* PROBLEM DESCRIPTION
Quote word for word the lines below, beginning with the first and ending with the one that has "const TITLE = 'Производство". Drop the pictures.
━━━━━━━━━━━━━━━━━━━━
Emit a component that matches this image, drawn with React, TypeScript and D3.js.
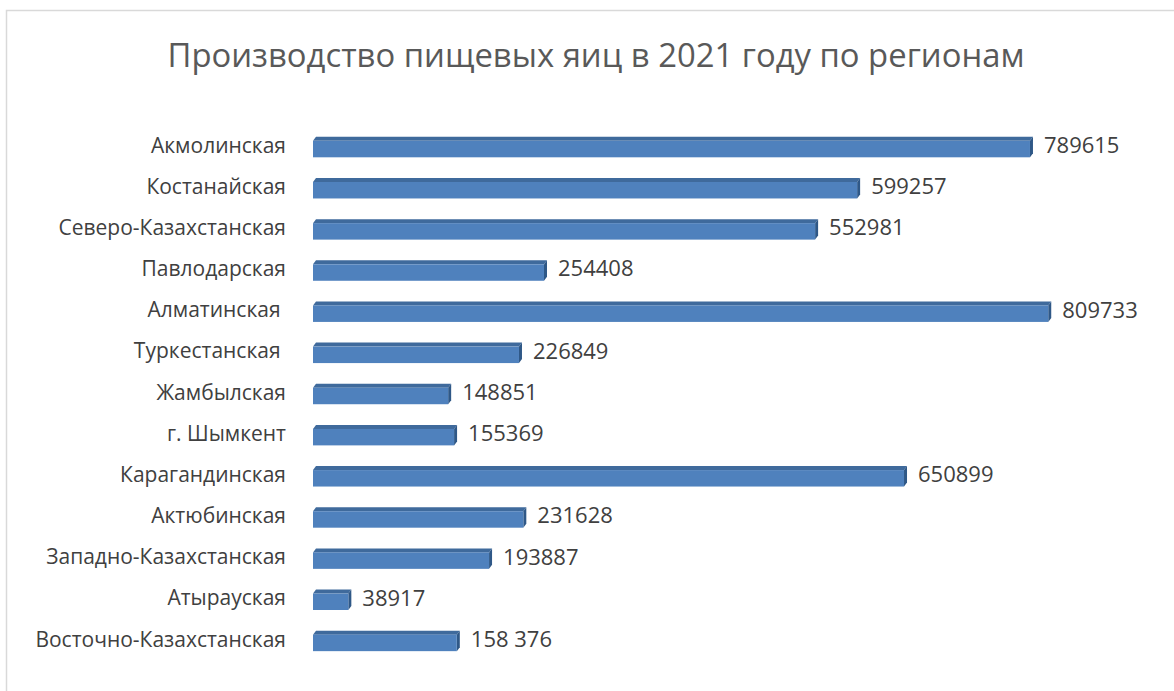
import React, { useEffect, useRef } from 'react';
import * as d3 from 'd3';

const REGIONS = [
  'Акмолинская',
  'Костанайская',
  'Северо-Казахстанская',
  'Павлодарская',
  'Алматинская ',
  'Туркестанская ',
  'Жамбылская',
  'г. Шымкент',
  'Карагандинская',
  'Актюбинская',
  'Западно-Казахстанская',
  'Атырауская',
  'Восточно-Казахстанская',
];
const VALUES = [789615, 599257, 552981, 254408, 809733, 226849, 148851, 155369, 650899, 231628, 193887, 38917, 158376];
const VALUE_LABELS = ['789615', '599257', '552981', '254408', '809733', '226849', '148851', '155369', '650899', '231628', '193887', '38917', '158 376'];
const TITLE = 'Производство пищевых яиц в 2021 году по регионам';

const W = 1174;
const H = 691;
const FRONT = '#4f81bd';
const TOP = '#3f6a9c';
const SIDE = '#2f5887';
const FONT = '"Open Sans", "Noto Sans", sans-serif';

const App: React.FC = () => {
  const ref = useRef<SVGSVGElement>(null);

  useEffect(() => {
    if (!ref.current) return;
    const svg = d3.select(ref.current);
    svg.selectAll('*').remove();

    // chart frame
    svg.append('rect')
      .attr('x', 6.5).attr('y', 10.5)
      .attr('width', W + 20).attr('height', H + 20)
      .attr('fill', '#fff').attr('stroke', '#d9d9d9').attr('stroke-width', 1.5);

    svg.append('text')
      .attr('x', 596).attr('y', 67)
      .attr('text-anchor', 'middle')
      .attr('textLength', 857)
      .attr('lengthAdjust', 'spacingAndGlyphs')
      .style('font-family', FONT)
      .style('font-size', '32px')
      .style('font-weight', 400)
      .style('fill', '#595959')
      .text(TITLE);

    const x = d3.scaleLinear().domain([0, 900000]).range([313, 1130.2]);
    const y = d3.scaleBand<string>()
      .domain(REGIONS)
      .range([128.5, 663.5])
      .paddingInner(0.6)
      .paddingOuter(0.3);

    const dx = 3;
    const dy = -4;
    const bh = y.bandwidth();

    const g = svg.append('g');
    REGIONS.forEach((r, i) => {
      const x0 = x(0);
      const x1 = x(VALUES[i]);
      const y0 = y(r) || 0;
      // top face
      g.append('path')
        .attr('d', `M${x0},${y0} L${x0 + dx},${y0 + dy} L${x1 + dx},${y0 + dy} L${x1},${y0} Z`)
        .attr('fill', TOP);
      // side face
      g.append('path')
        .attr('d', `M${x1},${y0} L${x1 + dx},${y0 + dy} L${x1 + dx},${y0 + bh + dy} L${x1},${y0 + bh} Z`)
        .attr('fill', SIDE);
      // front face
      g.append('rect')
        .attr('x', x0).attr('y', y0)
        .attr('width', x1 - x0).attr('height', bh)
        .attr('fill', FRONT);

      g.append('text')
        .attr('x', x1 + dx + 11)
        .attr('y', y0 + bh / 2 - 2)
        .attr('dominant-baseline', 'middle')
        .style('font-family', FONT)
        .style('font-size', '22px')
        .style('fill', '#404040')
        .text(VALUE_LABELS[i]);

      g.append('text')
        .attr('x', 286)
        .attr('y', y0 + bh / 2 - 2)
        .attr('text-anchor', 'end')
        .attr('dominant-baseline', 'middle')
        .style('white-space', 'pre')
        .style('font-family', FONT)
        .style('font-size', '21px')
        .style('fill', '#404040')
        .text(r);
    });
  }, []);

  return (
    <svg
      ref={ref}
      width={W}
      height={H}
      style={{ position: 'fixed', left: 0, top: 0, background: '#fff' }}
    />
  );
};

export default App;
━━━━━━━━━━━━━━━━━━━━
* COMPLETE OUTPUT
Emit a component that matches this image, drawn with React, TypeScript and D3.js.
import React, { useEffect, useRef } from 'react';
import * as d3 from 'd3';

const REGIONS = [
  'Акмолинская',
  'Костанайская',
  'Северо-Казахстанская',
  'Павлодарская',
  'Алматинская ',
  'Туркестанская ',
  'Жамбылская',
  'г. Шымкент',
  'Карагандинская',
  'Актюбинская',
  'Западно-Казахстанская',
  'Атырауская',
  'Восточно-Казахстанская',
];
const VALUES = [789615, 599257, 552981, 254408, 809733, 226849, 148851, 155369, 650899, 231628, 193887, 38917, 158376];
const VALUE_LABELS = ['789615', '599257', '552981', '254408', '809733', '226849', '148851', '155369', '650899', '231628', '193887', '38917', '158 376'];
const TITLE = 'Производство пищевых яиц в 2021 году по регионам';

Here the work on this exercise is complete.